En una entrada de sus Diarios fechada el 23 de marzo de 1936 Victor Klemperer anotó lo siguiente: “Hitler dijo hace poco: ‘No soy un dictador, sólo he simplificado la democracia’.” Ignoro en qué circunstancias pronunció el dictador estas palabras, si fue en un mitin o en un discurso parlamentario –suponiendo que pueda distinguirse en su caso una cosa de otra–; si improvisó o se ciñó a leer lo que llevaba escrito; si fueron de cosecha propia o debidas al ingenio de Joseph Goebbels, al que Klemperer calificaba en otra anotación del mismo año como “el más venenoso y falso de todos los nazis”; fuese de un modo u otro, la frase de Hitler, que había ido laminando la democracia alemana desde el mismo día de su acceso (democrático) al poder, convirtiendo el Reichstag en un coro de fieles, suprimiendo la prensa libre y los partidos políticos de oposición, persiguiendo a todo funcionario desafecto, empezando por los de justicia, y dando caza sin tregua al judío, se hallara donde se hallara; sustituyendo, en fin, un régimen democrático por una dictadura; la frase, decía, no sólo revela el cinismo de quien la pronunció, sino que contiene un sintagma, “simplificar la democracia”, que parece hecho adrede para caracterizar las aspiraciones de muchos políticos de nuestro tiempo.

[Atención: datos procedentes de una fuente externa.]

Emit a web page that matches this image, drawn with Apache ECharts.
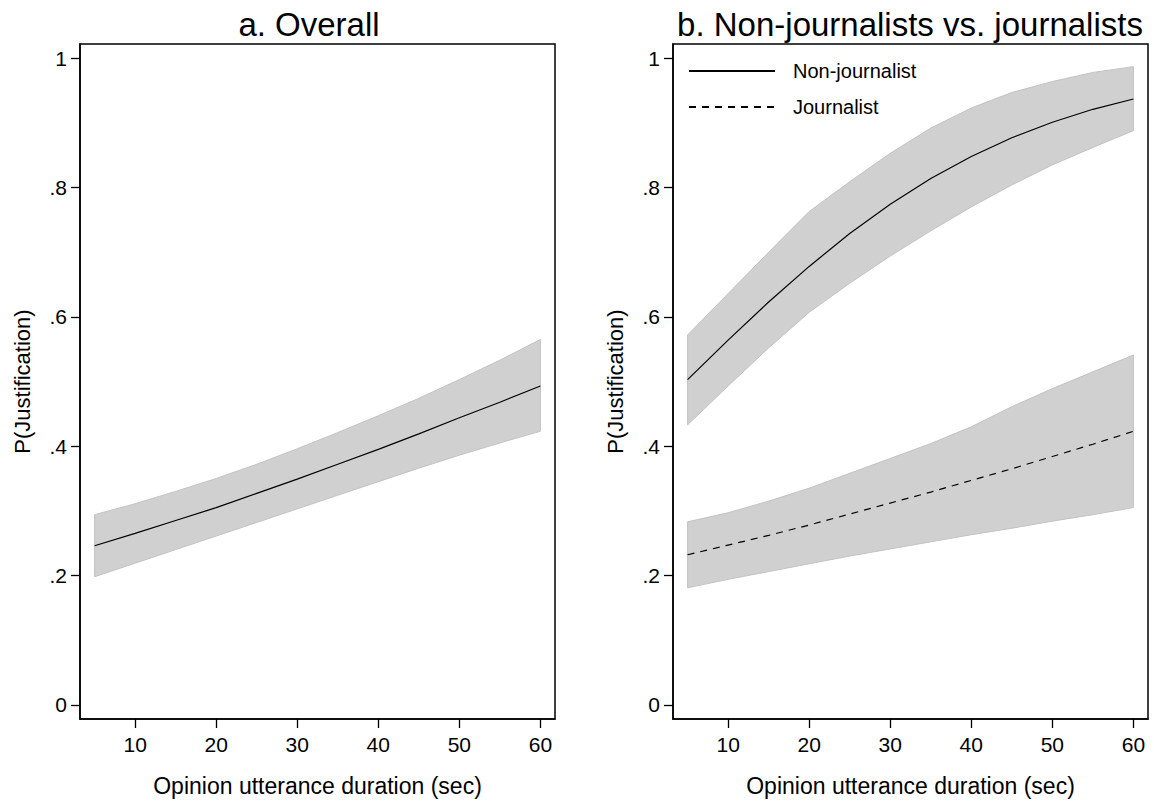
<!DOCTYPE html>
<html>
<head>
<meta charset="utf-8">
<title>P(Justification) by opinion utterance duration</title>
<script src="https://cdn.jsdelivr.net/npm/echarts@6/dist/echarts.min.js"></script>
<style>
  html, body { margin: 0; padding: 0; background: #fff; }
  #chart { width: 1154px; height: 805px; }
</style>
</head>
<body>
<div id="chart"></div>
<script>
// predicted margins
const durations = [5, 10, 15, 20, 25, 30, 35, 40, 45, 50, 55, 60]

// a. Overall
const overallFit   = [0.246, 0.265, 0.285, 0.305, 0.327, 0.349, 0.372, 0.395, 0.419, 0.444, 0.468, 0.493]
const overallUpper = [0.294, 0.311, 0.330, 0.350, 0.372, 0.396, 0.421, 0.447, 0.474, 0.503, 0.533, 0.565]
const overallLower = [0.198, 0.219, 0.240, 0.261, 0.282, 0.303, 0.324, 0.345, 0.366, 0.386, 0.405, 0.423]

// b. Non-journalists vs. journalists
const nonJournFit   = [0.503, 0.564, 0.623, 0.678, 0.729, 0.774, 0.814, 0.848, 0.877, 0.901, 0.921, 0.937]
const nonJournUpper = [0.572, 0.636, 0.700, 0.763, 0.809, 0.853, 0.892, 0.923, 0.947, 0.964, 0.978, 0.987]
const nonJournLower = [0.433, 0.493, 0.552, 0.607, 0.652, 0.694, 0.733, 0.770, 0.804, 0.835, 0.862, 0.888]

const journFit   = [0.232, 0.247, 0.262, 0.278, 0.295, 0.312, 0.329, 0.347, 0.365, 0.384, 0.403, 0.423]
const journUpper = [0.283, 0.297, 0.315, 0.335, 0.358, 0.381, 0.404, 0.430, 0.461, 0.489, 0.515, 0.541]
const journLower = [0.181, 0.194, 0.206, 0.218, 0.230, 0.241, 0.252, 0.263, 0.273, 0.284, 0.294, 0.305]

const xTicks = [10, 20, 30, 40, 50, 60]
const yTicks = [0, 0.2, 0.4, 0.6, 0.8, 1]
const yTickLabels = ['0', '.2', '.4', '.6', '.8', '1']

const panelTitles = ['a. Overall', 'b. Non-journalists vs. journalists']
const xTitle = 'Opinion utterance duration (sec)'
const yTitle = 'P(Justification)'
const seriesNames = ['Non-journalist', 'Journalist']

const FONT = '"Liberation Sans", Arial, Helvetica, sans-serif'

function xAxis(idx) {
  return {
    gridIndex: idx,
    type: 'value',
    min: 3.2,
    max: 61.8,
    axisLine: { show: true, onZero: false, lineStyle: { color: '#000', width: 1.5 } },
    axisTick: { show: true, length: 9, customValues: xTicks, lineStyle: { color: '#000', width: 1.3 } },
    axisLabel: { customValues: xTicks, margin: 15, fontSize: 21, color: '#000', fontFamily: FONT },
    splitLine: { show: false },
    name: xTitle,
    nameLocation: 'middle',
    nameGap: 55,
    nameTextStyle: { fontSize: 23, color: '#000', fontFamily: FONT }
  }
}

function yAxis(idx) {
  return {
    gridIndex: idx,
    type: 'value',
    min: -0.022,
    max: 1.022,
    axisLine: { show: true, lineStyle: { color: '#000', width: 1.5 } },
    axisTick: { show: true, length: 9, customValues: yTicks, lineStyle: { color: '#000', width: 1.3 } },
    axisLabel: {
      customValues: yTicks,
      margin: 13,
      fontSize: 21,
      color: '#000',
      fontFamily: FONT,
      formatter: v => yTickLabels[yTicks.findIndex(t => Math.abs(t - v) < 1e-9)]
    },
    splitLine: { show: false },
    name: yTitle,
    nameLocation: 'middle',
    nameGap: 47,
    nameTextStyle: { fontSize: 22, color: '#000', fontFamily: FONT }
  }
}

// confidence band drawn as a polygon through the axis scales
function band(idx, upper, lower) {
  return {
    type: 'custom',
    xAxisIndex: idx,
    yAxisIndex: idx,
    silent: true,
    z: 1,
    data: [[durations[0], lower[0]]],
    renderItem: (params, api) => {
      const pts = durations.map((d, i) => api.coord([d, upper[i]]))
      for (let i = durations.length - 1; i >= 0; i--) {
        pts.push(api.coord([durations[i], lower[i]]))
      }
      return {
        type: 'polygon',
        shape: { points: pts },
        style: { fill: '#d0d0d0', stroke: '#c3c3c3', lineWidth: 1 }
      }
    }
  }
}

function fitLine(idx, name, values, dashed) {
  return {
    type: 'line',
    name: name,
    xAxisIndex: idx,
    yAxisIndex: idx,
    z: 3,
    symbol: 'none',
    silent: true,
    data: durations.map((d, i) => [d, values[i]]),
    lineStyle: { color: '#000', width: 1.2, type: dashed ? [7, 6] : 'solid' },
    itemStyle: { color: '#000' }
  }
}

const chart = echarts.init(document.getElementById('chart'), null, { renderer: 'svg' })

chart.setOption({
  animation: false,
  backgroundColor: '#fff',
  title: [
    {
      text: panelTitles[0], left: 304, top: 3, textAlign: 'center',
      textStyle: { fontSize: 33, fontWeight: 'normal', color: '#000', fontFamily: FONT }
    },
    {
      text: panelTitles[1], left: 905, top: 3, textAlign: 'center',
      textStyle: { fontSize: 33, fontWeight: 'normal', color: '#000', fontFamily: FONT }
    }
  ],
  legend: {
    data: seriesNames,
    orient: 'vertical',
    left: 683,
    top: 56,
    itemWidth: 86,
    itemHeight: 14,
    itemGap: 16,
    selectedMode: false,
    itemStyle: { color: 'transparent', borderColor: 'transparent', borderWidth: 0 },
    textStyle: { fontSize: 20, color: '#000', fontFamily: FONT, padding: [0, 0, 0, 13] }
  },
  grid: [
    { left: 80, right: 599, top: 44, bottom: 86, show: true, borderColor: '#000', borderWidth: 1.5, backgroundColor: 'transparent' },
    { left: 673, right: 6, top: 44, bottom: 86, show: true, borderColor: '#000', borderWidth: 1.5, backgroundColor: 'transparent' }
  ],
  xAxis: [xAxis(0), xAxis(1)],
  yAxis: [yAxis(0), yAxis(1)],
  series: [
    band(0, overallUpper, overallLower),
    fitLine(0, 'Overall', overallFit, false),
    band(1, nonJournUpper, nonJournLower),
    band(1, journUpper, journLower),
    fitLine(1, seriesNames[0], nonJournFit, false),
    fitLine(1, seriesNames[1], journFit, true)
  ]
})
</script>
</body>
</html>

Ahora bien, ¿cómo puede simplificarse una democracia –liberal, por supuesto–, sin prescindir de alguno de los poderes que la constituyen o por lo menos sin someterlo? Mejor dicho, ¿se puede? Tomemos lo que tenemos más cerca. Es evidente que el presidente del Gobierno no se ha parado en barras a la hora de controlar el legislativo, por más que le falle de vez en cuando el apoyo de uno de los grupos que integran la variopinta mayoría que facilitó su investidura y eso le cueste perder algunas votaciones y no lograr sacar adelante algunas iniciativas. ¿Que cómo lo ha hecho? Pues vaciando sin recato los haberes del Estado y cediéndolos al chantajista de turno, ya sea en forma de competencias, ya de quitas de deuda, ya de bienes inmuebles, ya de dinero contante y sonante. Que el tira y afloja pueda terminar impidiendo la aprobación de unos nuevos presupuestos no preocupa demasiado a quien no importa quemar las naves del Estado mientras él se mantenga a flote.

El llamado cuarto poder no ha corrido mejor suerte. El afán de Pedro Sánchez y del Gobierno que preside por controlar los medios de comunicación ha tenido dos vertientes. De una parte, han lanzado una campaña de desprestigio contra las cabeceras no afines, bautizadas como seudomedios, acusándolas de difundir bulos y de haber tejido una suerte de ámbito maléfico, que han motejado de fachosfera y cuyo fin sería vituperar todo cuanto hace, dice u opina el presidente. La fachosfera incluiría no sólo los medios de comunicación; también cualquier ciudadano, agrupación o empresa que disintiera de los propósitos presidenciales. Al igual que durante el franquismo, ese empeño censurador –cancelador, diríamos hoy– ha contado con otra vertiente: la propaganda. Es decir, las consignas que han replicado los medios públicos y los privados a los que el ejecutivo ha regado generosamente con dinero público y licencias televisivas. Sirva como ejemplo la interpenetración entre Prisa y Moncloa, concretada en la persona de José Miguel Contreras, director de contenidos del grupo empresarial y, a un tiempo, asesor de cabecera de Pedro Sánchez.

Pero ahí donde el Gobierno ha machacado en hierro frío es en su lucha contra el poder judicial. La voluntad de doblegarlo recurriendo al juego sucio y a la difamación –acusaciones de lawfare mediante– para intentar frenar los procesos judiciales en curso que afectan a familiares del presidente, ministros y exministros del Gobierno, y al fiscal general del Estado, entre otros, no parece que vaya a tener un final feliz. Para el Gobierno y sus socios, se entiende. Y es que nuestra democracia, por suerte, es robusta y no admite simplificaciones.